[Dataset items]
:::::

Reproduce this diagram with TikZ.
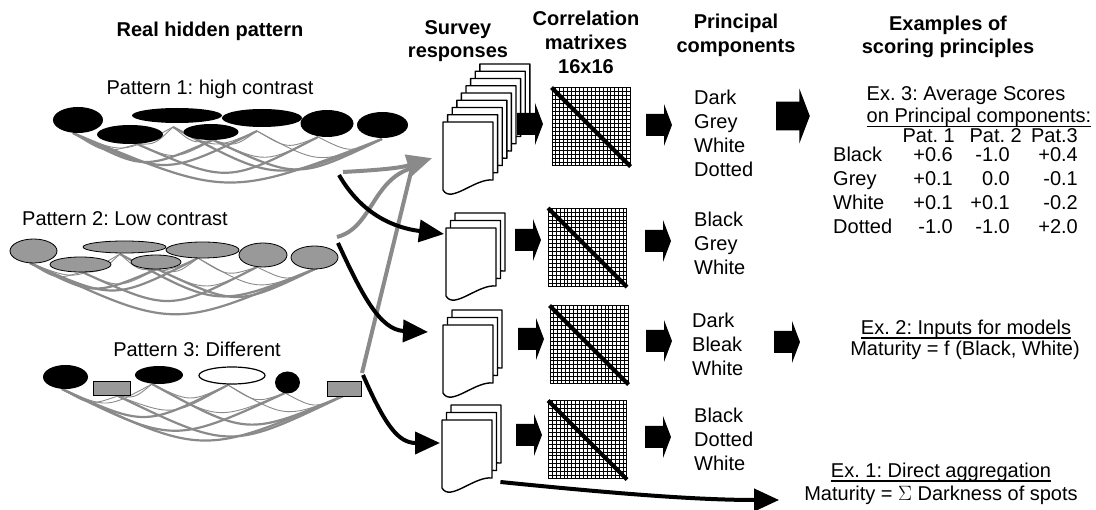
\documentclass[tikz,border=0pt]{standalone}
\usepackage{fontspec}
\setmainfont{Liberation Sans}
\frenchspacing
\usetikzlibrary{calc,arrows.meta}
\definecolor{netgrey}{HTML}{8A8A8A}
\definecolor{spotgrey}{HTML}{999999}
\tikzset{
  hdr/.style={font=\bfseries\fontsize{20}{24}\selectfont,inner sep=0pt,anchor=base},
  txt/.style={font=\fontsize{20}{24}\selectfont,inner sep=0pt},
  pcw/.style={txt,anchor=base west},
  num/.style={txt,anchor=base east},
  uline/.style={line width=1.3pt},
  strand/.style={draw=netgrey,line width=0.9pt},   % thin thread of the net
  cord/.style={draw=netgrey,line width=2.2pt},     % thick thread of the net
  spotk/.style={fill=black},
  spotg/.style={fill=spotgrey,draw=black,line width=0.8pt},
  spotw/.style={fill=white,draw=black,line width=1.2pt},
  sheet/.style={fill=white,draw=black,line width=1.4pt,line join=round},
  corrmat/.style={draw=black,line width=1pt,minimum width=78pt,minimum height=78pt,inner sep=0pt},
  stackbox/.style={inner sep=0pt,minimum width=50pt,minimum height=70pt,anchor=north west},
  gridln/.style={line width=0.6pt},
  diag/.style={line width=4pt},
  feed/.style={line width=4pt,-{Triangle[length=25pt,width=22pt]}},
  greyline/.style={line width=4pt,draw=netgrey},
  greyfeed/.style={feed,draw=netgrey},
  pics/page/.style={code={
    \draw[sheet] (0,0) -- (50,0) -- (50,58) .. controls (32,56) and (8,82) .. (0,68) -- cycle;}},
  pics/fat/.style={code={
    \fill (0,-11) -- (18,-11) -- (18,-21) -- (26,0) -- (18,21) -- (18,11) -- (0,11) -- cycle;}},
}

\begin{document}
\begin{tikzpicture}[x=1pt,y=-1pt]
  \useasboundingbox (0,0) rectangle (1096,510);

  % column headings
  \node[hdr] (hreal) at (210,37) {Real hidden pattern};
  \node[hdr] (hsur1) at (458,35) {Survey};
  \node[hdr] (hsur2) at (458,58) {responses};
  \node[hdr] (hcor1) at (586,26) {Correlation};
  \node[hdr] (hcor2) at (586,50) {matrixes};
  \node[hdr] (hcor3) at (586,74) {16x16};
  \node[hdr] (hpc1) at (736,29) {Principal};
  \node[hdr] (hpc2) at (736,53) {components};
  \node[hdr] (hex1) at (948,31) {Examples of};
  \node[hdr] (hex2) at (948,54) {scoring principles};

  % ---- hidden patterns: spots hanging on a net ----
  \node[txt,anchor=base] (lab1) at (210,95) {Pattern 1: high contrast};
  \node[txt,anchor=base] (lab2) at (125,226) {Pattern 2: Low contrast};
  \node[txt,anchor=base] (lab3) at (197,357) {Pattern 3: Different};

  \foreach \x/\y [count=\i] in {73/133,137/144,173/127,213/140,257/131,318/137,382/139}
    \coordinate (a\i) at (\x,\y);
  \foreach \x/\y [count=\i] in {30/263,82/272,120/254,157/269,198/258,257/267,317/268}
    \coordinate (b\i) at (\x,\y);
  \foreach \x/\y [count=\i] in {62/389,118/396,152/384,228/385,285/393,343/396}
    \coordinate (c\i) at (\x,\y);

  \foreach \s/\t/\d in {1/2/15,2/3/9,3/4/10,4/5/11,5/6/15,6/7/15,1/3/24,2/4/18,3/5/20,4/6/25,5/7/30}
    \draw[strand] (a\s) .. controls ($(a\s)!.5!(a\t)+(0,\d)$) .. (a\t);
  \foreach \s/\t/\d in {1/7/62,1/5/44,3/7/50,2/6/43,1/4/34,4/7/40}
    \draw[cord] (a\s) .. controls ($(a\s)!.5!(a\t)+(0,\d)$) .. (a\t);

  \foreach \s/\t/\d in {1/2/12,2/3/9,3/4/9,4/5/10,5/6/14,6/7/14,1/3/22,2/4/18,3/5/19,4/6/24,5/7/29}
    \draw[strand] (b\s) .. controls ($(b\s)!.5!(b\t)+(0,\d)$) .. (b\t);
  \foreach \s/\t/\d in {1/7/65,1/5/40,3/7/47,2/6/42,1/4/30,4/7/38}
    \draw[cord] (b\s) .. controls ($(b\s)!.5!(b\t)+(0,\d)$) .. (b\t);

  \foreach \s/\t/\d in {1/2/13,2/3/8,3/4/18,4/5/14,5/6/14,1/3/22,2/4/26,3/5/32,4/6/28}
    \draw[strand] (c\s) .. controls ($(c\s)!.5!(c\t)+(0,\d)$) .. (c\t);
  \foreach \s/\t/\d in {1/6/64,1/5/53,2/6/54,3/6/46,1/4/40}
    \draw[cord] (c\s) .. controls ($(c\s)!.5!(c\t)+(0,\d)$) .. (c\t);

  % pattern 1: all black
  \foreach \x/\y/\rx/\ry in {78/120/25/13,177/115.5/45/7.5,262/118/40/9,327/123.5/26.5/13.5,
      382.5/125/25.5/13,130/134.5/33/9.5,211/132/27.5/8}
    \fill[spotk] (\x,\y) ellipse [x radius=\rx,y radius=\ry];
  % pattern 2: all grey, upper row first
  \foreach \x/\y/\rx/\ry in {33.5/251/23.5/12,124.5/247/41.5/6,202.5/250/36.5/8,263/255/24/12,
      314.5/257.5/23.5/11.5,80.5/264.5/30.5/7.5,156/262/25/7}
    \draw[spotg] (\x,\y) ellipse [x radius=\rx,y radius=\ry];
  % pattern 3: mixed shapes
  \fill[spotk] (65.5,377) ellipse [x radius=22.5,y radius=12];
  \draw[spotg] (93,381) rectangle (130,395);
  \fill[spotk] (159,375) ellipse [x radius=24,y radius=9];
  \draw[spotw] (232,375.5) ellipse [x radius=33,y radius=8.5];
  \fill[spotk] (287.5,382.5) ellipse [x radius=12.5,y radius=11];
  \draw[spotg] (327,381) rectangle (361,396);

  % ---- survey response stacks ----
  \foreach \k in {8,7,...,0}
    \pic at ($(443,122)+(4.6*\k,-7.25*\k)$) {page};
  \foreach \px/\py in {446/228,443/325,442/420}
    \foreach \k in {2,1,0}
      \pic at ($(\px,\py)+(4.5*\k,-7.5*\k)$) {page};
  \node[stackbox] (st1) at (443,122) {};
  \node[stackbox] (st2) at (446,228) {};
  \node[stackbox] (st3) at (443,325) {};
  \node[stackbox] (st4) at (442,420) {};

  % ---- correlation matrices ----
  \foreach \n/\x/\y in {1/591/127,2/587.5/247.5,3/589/345,4/587.5/440}{
    \node[corrmat] (m\n) at (\x,\y) {};
    \foreach \k in {1,...,19}{
      \draw[gridln] ($(m\n.north west)!\k/20!(m\n.north east)$) -- ($(m\n.south west)!\k/20!(m\n.south east)$);
      \draw[gridln] ($(m\n.north west)!\k/20!(m\n.south west)$) -- ($(m\n.north east)!\k/20!(m\n.south east)$);
    }
    \draw[diag] (m\n.north west) -- (m\n.south east);
  }

  % block arrows between the columns
  \foreach \x/\y in {517/124,515/240,518/339,516/435,646/125,645/241,646/341,645/437,774/342}
    \pic at (\x,\y) {fat};
  \pic[scale=1.3] at (776,116) {fat};

  % ---- principal components ----
  \foreach \w [count=\i] in {Dark,Grey,White,Dotted}
    \node[pcw] (pa\i) at (694,81+24*\i) {\w};
  \foreach \w [count=\i] in {Black,Grey,White}
    \node[pcw] (pb\i) at (694,203+24*\i) {\w};
  \foreach \w [count=\i] in {Dark,Bleak,White}
    \node[pcw] (pc\i) at (692,304+24*\i) {\w};
  \foreach \w [count=\i] in {Black,Dotted,White}
    \node[pcw] (pd\i) at (694,399+24*\i) {\w};

  % ---- scoring examples ----
  \node[txt,anchor=base] (ex3a) at (966,101) {Ex. 3: Average Scores};
  \node[txt,anchor=base] (ex3b) at (979,123) {on Principal components:};
  \draw[uline] ([yshift=-3.5pt]ex3b.base west) -- ([yshift=-3.5pt]ex3b.base east);
  \node[num] (pat1) at (955,143) {Pat. 1};
  \node[num] (pat2) at (1022,143) {Pat. 2};
  \node[num] (pat3) at (1078,143) {Pat.3};
  \foreach \r/\a/\b/\c [count=\i] in {Black/+0.6/-1.0/+0.4,Grey/+0.1/0.0/-0.1,
      White/+0.1/+0.1/-0.2,Dotted/-1.0/-1.0/+2.0}{
    \node[pcw] (r\i) at (833,138+24*\i) {\r};
    \node[num] (v\i-1) at (953,138+24*\i) {\a};
    \node[num] (v\i-2) at (1010,138+24*\i) {\b};
    \node[num] (v\i-3) at (1078,138+24*\i) {\c};
  }

  \node[txt,anchor=base] (ex2a) at (966,335) {Ex. 2: Inputs for models};
  \draw[uline] ([yshift=-3pt]ex2a.base west) -- ([yshift=-3pt]ex2a.base east);
  \node[txt,anchor=base] (ex2b) at (965,356) {Maturity = f (Black, White)};

  \node[txt,anchor=base] (ex1a) at (941,478) {Ex. 1: Direct aggregation};
  \draw[uline] ([yshift=-3pt]ex1a.base west) -- ([yshift=-3pt]ex1a.base east);
  \node[txt,anchor=base] (ex1b) at (941,501) {Maturity = $\Sigma$ Darkness of spots};

  % ---- flows from the patterns into the surveys ----
  \coordinate (o1) at (339,175);
  \coordinate (o1g) at (343,172);
  \coordinate (o2) at (338,243);
  \coordinate (o2g) at (337,237);
  \coordinate (o3) at (363,375);
  \coordinate (o3g) at (362,373);
  \coordinate (tg) at ($(st1.west)+(-11,1)$);
  \coordinate (tj) at (412,168);
  \coordinate (t2) at ($(st2.north west)+(-2,6)$);
  \coordinate (t3) at ($(st3.north west)+(-15,7)$);
  \coordinate (t4) at ($(st4.north west)+(-2,23)$);
  \coordinate (o4) at ($(st4.north east)+(8,62)$);
  \coordinate (t5) at ($(ex1b.base west)+(-25,-1)$);

  \draw[greyline] (o2g) .. controls (372,228) and (372,180) .. (tj);
  \draw[greyline] (o3g) -- (tj);
  \draw[greyfeed] (o1g) .. controls (380,170) and (400,168) .. (tg);

  \draw[feed] (o1) .. controls (362,215) and (395,228) .. (t2);
  \draw[feed] (o2) .. controls (362,295) and (380,330) .. (t3);
  \draw[feed] (o3) .. controls (385,425) and (398,443) .. (t4);
  \draw[feed] (o4) .. controls (600,492) and (690,500) .. (t5);
\end{tikzpicture}
\end{document}
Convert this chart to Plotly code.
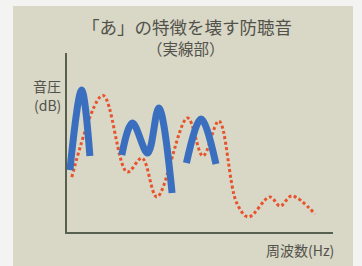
import plotly.graph_objects as go

# --- data (frequency units 0-100, sound pressure units 0-100) ---
blue_seg1_x = [1.1, 5.5, 8.6]
blue_seg1_y = [34.6, 79.3, 42.5]
blue_seg2_x = [20.6, 24.6, 30.3, 34.5, 39.5]
blue_seg2_y = [43.0, 60.9, 44.1, 69.3, 21.8]
blue_seg3_x = [44.9, 50.4, 56.0]
blue_seg3_y = [38.5, 63.1, 38.0]

red_x = [1.8, 13.5, 22.6, 28.2, 33.8, 45.3, 51.1, 57.1, 63.8, 68.2, 76.3, 80.1, 84.5, 93.2]
red_y = [30.7, 76.3, 33.5, 41.3, 19.6, 63.7, 42.5, 62.0, 16.2, 8.4, 19.6, 14.5, 20.1, 10.1]

title = "「あ」の特徴を壊す防聴音"
subtitle = "（実線部）"
ylabel_lines = ["音圧", "(dB)"]
xlabel = "周波数(Hz)"

W, H = 362, 266
BLUE = "#3a6fc0"
RED = "#e8532d"
AXIS = "#58604f"
TEXT = "#52524c"
OUTER = "#f3f3f1"
FONT = "Noto Sans CJK JP"

fig = go.Figure()
fig.add_trace(go.Scatter(x=red_x, y=red_y, mode="lines", hoverinfo="skip",
                         line=dict(color=RED, width=3, dash="3px,2.5px", shape="spline")))
for xs, ys in [(blue_seg1_x, blue_seg1_y), (blue_seg2_x, blue_seg2_y), (blue_seg3_x, blue_seg3_y)]:
    fig.add_trace(go.Scatter(x=xs, y=ys, mode="lines", hoverinfo="skip",
                             line=dict(color=BLUE, width=7, shape="spline")))

x0p, x1p = 67, 333
ytop, ybot = 53, 232
fig.update_layout(
    width=W, height=H,
    margin=dict(l=0, r=0, t=0, b=0),
    paper_bgcolor=OUTER,
    plot_bgcolor="rgba(0,0,0,0)",
    showlegend=False,
    xaxis=dict(domain=[x0p / W, x1p / W], range=[0, 100], showgrid=False, zeroline=False,
               showticklabels=False, ticks="", showline=True, linecolor=AXIS, linewidth=2),
    yaxis=dict(domain=[(H - ybot) / H, (H - ytop) / H], range=[0, 100], showgrid=False,
               zeroline=False, showticklabels=False, ticks="", showline=True,
               linecolor=AXIS, linewidth=2),
    shapes=[dict(type="rect", xref="paper", yref="paper", x0=13 / W, x1=353 / W,
                 y0=0, y1=(H - 6) / H, fillcolor="#d9d7c5", line=dict(width=0),
                 layer="below")],
    annotations=[
        dict(text=title, xref="paper", yref="paper", x=187 / W, y=(H - 26) / H,
             showarrow=False, font=dict(family=FONT, size=17.5, color=TEXT),
             xanchor="center", yanchor="middle"),
        dict(text=subtitle, xref="paper", yref="paper", x=186 / W, y=(H - 48) / H,
             showarrow=False, font=dict(family=FONT, size=15.5, color=TEXT),
             xanchor="center", yanchor="middle"),
        dict(text=ylabel_lines[0], xref="paper", yref="paper", x=63 / W, y=(H - 86) / H,
             showarrow=False, font=dict(family=FONT, size=14, color=TEXT),
             xanchor="right", yanchor="middle"),
        dict(text=ylabel_lines[1], xref="paper", yref="paper", x=63 / W, y=(H - 105) / H,
             showarrow=False, font=dict(family=FONT, size=14, color=TEXT),
             xanchor="right", yanchor="middle"),
        dict(text=xlabel, xref="paper", yref="paper", x=336 / W, y=(H - 250) / H,
             showarrow=False, font=dict(family=FONT, size=14, color=TEXT),
             xanchor="right", yanchor="middle"),
    ],
)
fig.write_html(
    "out.html",
    config={"displayModeBar": False, "staticPlot": True},
    post_script=f"document.body.style.margin='0';document.body.style.background='{OUTER}';",
)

:::::

▶ PROBLEM REQUIREMENTS
In the records above, how many lines include the string "code"? Answer with only the number.

▶ CORRECT OUTPUT
3